5 things you should know about barebow

Featuring no sights, stabilisers, a clicker or other useful devices, barebow archers use fieldcraft and archery technique to master the discipline of field archery.

Their attention, focused on a consistent draw length while shooting, must be precise to shoot exactly where they aim.

“If we lose the draw, the arrows will go low and sometimes even miss if you don’t use the correct strength while shooting,” said two-time world champion Lina Bjorklund from Sweden, one of the most successful nations in the category.

Countries from the Scandinavian region and a cross-section of Europe usually take the top spots in field events, where barebow is one of the categories included, alongside compound and recurve.

“Coaches can make a difference in you while shooting, in Italy there are many clubs in where you start shooting with barebows and then switch to either compound or recurve, said Eleonora Strobbe. “I think it’s the same in the Scandinavian countries, so that’s probably why we stay on top.”

Here’s five things you should know about barebow…

1. Not better, but fun

Italy’s Giuseppe Seimandi is a bronze medallist from Zagreb 2014. He picked up archery 16 years ago and started shooting a barebow for fun, with his friends, by the beach in Italy.

“It was love at first sight,” he said. “It was my first love, it all started for fun and then it became something serious. I felt good with it, did some competitions and, then, I decided that I wanted an extra challenge, so I picked the compound bow as well. I’m now a silver medallist in the 3D division with it.”

“I think that all bows have something special, there’s not a bow that’s better than other, but they all have something special that makes you like it the most.

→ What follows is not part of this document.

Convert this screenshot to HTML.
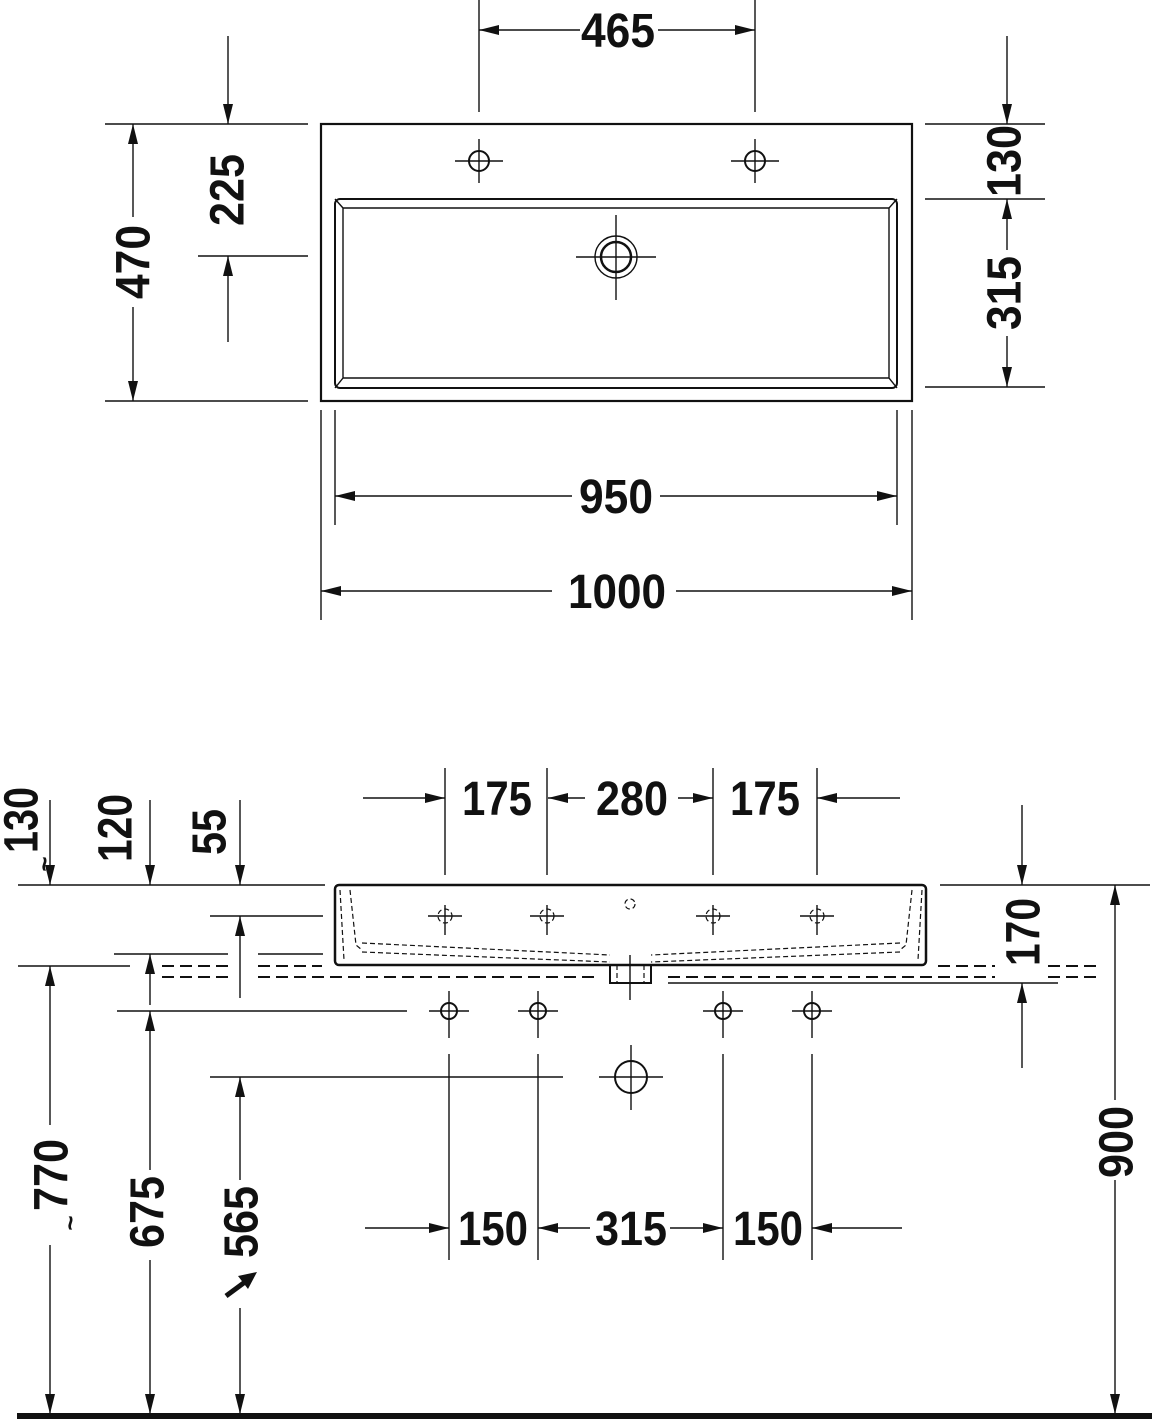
<!DOCTYPE html>
<html><head><meta charset="utf-8"><style>
html,body{margin:0;padding:0;background:#fff}
svg{display:block}
text{font-family:"Liberation Sans",sans-serif;font-weight:bold;fill:#111;font-size:48px}
</style></head><body>
<svg width="1152" height="1424" viewBox="0 0 1152 1424" xmlns="http://www.w3.org/2000/svg">
<defs>
<marker id="a" viewBox="0 0 20 10" refX="20" refY="5" markerWidth="20" markerHeight="10" markerUnits="userSpaceOnUse" orient="auto"><path d="M0,0 L20,5 L0,10 z" fill="#111"/></marker>
</defs>
<g stroke="#111" stroke-width="1.4" fill="none">
<!-- TOP VIEW -->
<rect x="321" y="124" width="591" height="277" stroke-width="2.2"/>
<rect x="335" y="199" width="562" height="189" rx="5" stroke-width="2"/>
<path d="M343 208 H889 V378 H343 Z M335 199 L343 208 M897 199 L889 208 M335 388 L343 378 M897 388 L889 378"/>
<circle cx="479" cy="161" r="10" stroke-width="2"/><path d="M455 161 H503 M479 139 V183"/>
<circle cx="755" cy="161" r="10" stroke-width="2"/><path d="M731 161 H779 M755 139 V183"/>
<circle cx="616" cy="257" r="21"/><circle cx="616" cy="257" r="15" stroke-width="2.5"/><path d="M576 257 H656 M616 215 V300"/>
<!-- 465 -->
<path d="M479 0 V112 M755 0 V112"/>
<path d="M580 30 H479" marker-end="url(#a)"/><path d="M658 30 H755" marker-end="url(#a)"/>
<!-- 470 -->
<path d="M105 124 H308 M105 401 H308 M198 256 H308"/>
<path d="M133 217 V124" marker-end="url(#a)"/><path d="M133 307 V401" marker-end="url(#a)"/>
<path d="M228 36 V124" marker-end="url(#a)"/><path d="M228 342 V256" marker-end="url(#a)"/>
<!-- right -->
<path d="M925 124 H1045 M925 199 H1045 M925 387 H1045"/>
<path d="M1007 36 V124" marker-end="url(#a)"/>
<path d="M1007 250 V199" marker-end="url(#a)"/><path d="M1007 336 V387" marker-end="url(#a)"/>
<!-- 950/1000 -->
<path d="M335 410 V525 M897 410 V525 M321 410 V620 M912 410 V620"/>
<path d="M572 496 H335" marker-end="url(#a)"/><path d="M660 496 H897" marker-end="url(#a)"/>
<path d="M552 591 H321" marker-end="url(#a)"/><path d="M676 591 H912" marker-end="url(#a)"/>

<!-- FRONT VIEW -->
<rect x="335" y="885" width="591" height="80" rx="4" stroke-width="2.5"/>
<path d="M610 965 V983 H651 V965" stroke-width="2"/>
<g stroke-dasharray="5 3" stroke-width="1.2">
<path d="M340 890 L344 960 M350 890 L356 945 L362 950 M922 890 L918 960 M912 890 L906 945 L900 950"/>
<path d="M362 943 L610 955 M362 952 L610 962 M900 943 L651 955 M900 952 L651 962 M617 965 V983 M644 965 V983"/>
<circle cx="630" cy="904" r="5"/>
<circle cx="445" cy="916" r="7"/><circle cx="547" cy="916" r="7"/><circle cx="713" cy="916" r="7"/><circle cx="817" cy="916" r="7"/>
</g>
<path d="M428 916 H462 M445 905 V935 M530 916 H564 M547 905 V935 M696 916 H730 M713 905 V935 M800 916 H834 M817 905 V935 M630 955 V1000"/>
<g stroke-dasharray="12 6" stroke-width="2">
<path d="M162 966 H228 M258 966 H322 M938 966 H995 M1048 966 H1100"/>
<path d="M162 977 H228 M258 977 H596 M668 977 H995 M1048 977 H1100"/>
</g>
<path d="M668 983 H1058"/>
<!-- left ext lines -->
<path d="M18 885 H325 M210 916 H323 M114 954 H228 M258 954 H323 M18 966 H130 M117 1011 H407 M210 1077 H563 M940 885 H1150"/>
<!-- left arrows -->
<path d="M50 800 V885" marker-end="url(#a)"/><path d="M150 800 V885" marker-end="url(#a)"/><path d="M240 800 V885" marker-end="url(#a)"/>
<path d="M150 1005 V954" marker-end="url(#a)"/><path d="M240 998 V916" marker-end="url(#a)"/>
<path d="M50 1125 V966" marker-end="url(#a)"/><path d="M50 1245 V1414" marker-end="url(#a)"/>
<path d="M150 1170 V1011" marker-end="url(#a)"/><path d="M150 1260 V1414" marker-end="url(#a)"/>
<path d="M240 1180 V1077" marker-end="url(#a)"/><path d="M240 1308 V1414" marker-end="url(#a)"/>
<path d="M226 1296 L245 1282" stroke-width="5"/>
<!-- right arrows -->
<path d="M1022 805 V885" marker-end="url(#a)"/><path d="M1022 1068 V983" marker-end="url(#a)"/>
<path d="M1115 1100 V885" marker-end="url(#a)"/><path d="M1115 1180 V1414" marker-end="url(#a)"/>
<!-- top dims front -->
<path d="M445 768 V875 M547 768 V875 M713 768 V875 M817 768 V875"/>
<path d="M363 798 H445" marker-end="url(#a)"/><path d="M585 798 H548" marker-end="url(#a)"/>
<path d="M678 798 H713" marker-end="url(#a)"/><path d="M900 798 H817" marker-end="url(#a)"/>
<!-- lower holes -->
<circle cx="449" cy="1011" r="8" stroke-width="2"/><circle cx="538" cy="1011" r="8" stroke-width="2"/>
<circle cx="723" cy="1011" r="8" stroke-width="2"/><circle cx="812" cy="1011" r="8" stroke-width="2"/>
<path d="M429 1011 H469 M449 991 V1038 M518 1011 H558 M538 991 V1038 M703 1011 H743 M723 991 V1038 M792 1011 H832 M812 991 V1038"/>
<path d="M449 1054 V1260 M538 1054 V1260 M723 1054 V1260 M812 1054 V1260"/>
<circle cx="631" cy="1077" r="16" stroke-width="2"/><path d="M599 1077 H663 M631 1045 V1110"/>
<path d="M365 1228 H449" marker-end="url(#a)"/><path d="M590 1228 H538" marker-end="url(#a)"/>
<path d="M670 1228 H723" marker-end="url(#a)"/><path d="M902 1228 H812" marker-end="url(#a)"/>
</g>
<polygon points="257,1272 238,1276 248,1289" fill="#111"/>
<rect x="17" y="1413" width="1135" height="6" fill="#111"/>

<!-- texts horizontal -->
<text x="618" y="47" text-anchor="middle" textLength="74" lengthAdjust="spacingAndGlyphs">465</text>
<text x="616" y="513" text-anchor="middle" textLength="74" lengthAdjust="spacingAndGlyphs">950</text>
<text x="617" y="608" text-anchor="middle" textLength="98" lengthAdjust="spacingAndGlyphs">1000</text>
<text x="497" y="815" text-anchor="middle" textLength="70" lengthAdjust="spacingAndGlyphs">175</text>
<text x="632" y="815" text-anchor="middle" textLength="72" lengthAdjust="spacingAndGlyphs">280</text>
<text x="765" y="815" text-anchor="middle" textLength="70" lengthAdjust="spacingAndGlyphs">175</text>
<text x="493" y="1245" text-anchor="middle" textLength="70" lengthAdjust="spacingAndGlyphs">150</text>
<text x="631" y="1245" text-anchor="middle" textLength="72" lengthAdjust="spacingAndGlyphs">315</text>
<text x="768" y="1245" text-anchor="middle" textLength="70" lengthAdjust="spacingAndGlyphs">150</text>
<!-- rotated -->
<g text-anchor="middle" dominant-baseline="central">
<text transform="translate(134,262) rotate(-90)" textLength="74" lengthAdjust="spacingAndGlyphs">470</text>
<text transform="translate(228,190) rotate(-90)" textLength="72" lengthAdjust="spacingAndGlyphs">225</text>
<text transform="translate(1005,161) rotate(-90)" textLength="72" lengthAdjust="spacingAndGlyphs">130</text>
<text transform="translate(1005,293) rotate(-90)" textLength="74" lengthAdjust="spacingAndGlyphs">315</text>
<text transform="translate(22,820) rotate(-90)" textLength="66" lengthAdjust="spacingAndGlyphs">130</text>
<text transform="translate(116,828) rotate(-90)" textLength="68" lengthAdjust="spacingAndGlyphs">120</text>
<text transform="translate(210,832) rotate(-90)" textLength="46" lengthAdjust="spacingAndGlyphs">55</text>
<text transform="translate(1024,932) rotate(-90)" textLength="68" lengthAdjust="spacingAndGlyphs">170</text>
<text transform="translate(1117,1142) rotate(-90)" textLength="72" lengthAdjust="spacingAndGlyphs">900</text>
<text transform="translate(52,1175) rotate(-90)" textLength="72" lengthAdjust="spacingAndGlyphs">770</text>
<text transform="translate(148,1212) rotate(-90)" textLength="72" lengthAdjust="spacingAndGlyphs">675</text>
<text transform="translate(242,1222) rotate(-90)" textLength="72" lengthAdjust="spacingAndGlyphs">565</text>
<text transform="translate(44,864) rotate(-90)" style="font-size:26px">~</text>
<text transform="translate(70,1223) rotate(-90)" style="font-size:26px">~</text>
</g>
</svg>
</body></html>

I like both the barebow and the compound, but with the barebow, I have more fun, I enjoy more and makes feel a bigger connection with the bow while I’m shooting. The experience itself it’s great.”

2. the origins of archery

“I don’t think barebow is the purest form of archery,” said reigning Champion Swedish man Erik Jonsson. “Those would be the longbows in all sense. We are also not different from any other archers, but let’s say that barebow, by not using any help while shooting, we do get closer to it.”

Twenty-four-year-old Eleonora Strobbe agreed with Jonsson.

“Neither the barebow, recurve or compound bows are longbows, which I think are closer to the pure form of archery because they are probably the most distinctive.”

“What I like from the barebow, is that you don’t have the distress of the clicker or the sight, so you just get there and release when you feel it. There’s a lot of concentration involved, you have to feel yourself and the bow at the same time. It’s a lot of fun, a lot,” Eleonora added!

3. Mentally challenging

“There’s a difference between shooting to watch arrows fly and shooting to watch how the arrows hit the centre,” said former compound archer Ben Rogers from the USA.

Back in 2009, Ben hurt his forearm and despite trying three-years of rehabilitation, he couldn’t keep shooting the compound. He picked up a 47lbs recurve and then tried the barebow, which he kept.

“You know that you have to have a good mental game to compete with those who shoots to hit the middle, and that’s what I enjoy the most about the barebow. In my opinion, there’s more satisfaction hitting a target without sights on your bow and just doing it the old-fashioned way, than what you do with a sight and a release.”

“It’s challenging because it takes a long time to learn, with a compound the release works like an extra help. Learning how to shoot the barebow or a recurve it’s hard to learn and that’s why it was for a long time on a decline, because people wanted instant gratification and you don’t get immediately, it requires practise.”

“With a barebow you require a lot of concentration. You got to concentrate on what you’re doing, where you’re aiming and eliminate all the distractions.”

4. all perception

Team silver medallist from Val D’Isere, France in 2012, Eliette Lalouer said she picked up the barebow thanks to a recommendation from her husband. She tried different indoor, field and 3D competitions and it worked.

“Ever since I started shooting with a barebow in 1998, I only took a break when I became a mother because I enjoy it a lot,” Eliette said.

“Shooting a barebow is all about perception because although it’s you and your bow, as in any other category, it’s you who’s judging the distance, the accuracy needed and the position of your body to shoot. There’s a lot of practise involved.”

5. unique

David Garcia is a 3D world team champion. He was second seed during the first day of unmarked qualification in Dublin and Spain’s top barebow man.

The barebow, David said, is the most complete bow because if you learn with it, you can shoot with any other. It’s also unique, especially the speciality that comes when releasing the arrow.

“The barebow is the only bow that you aim exactly where you want to shoot without any help,” he said. “We decide when to shoot, but we enjoy it so much that sometimes it might look that’s all we’re doing.”

“To become a good barebow archer, you’ve got to train all year round but without worrying much about the competition. The more relaxed you are, the better results you get. You also have to watch what others are doing and learn from them. Then, you have to do your own preparation, shoot and enjoy.”

“It’s all about enjoying your shooting.”

The 2016 World Archery Field Championships run 27 September to 2 October in Dublin, Ireland.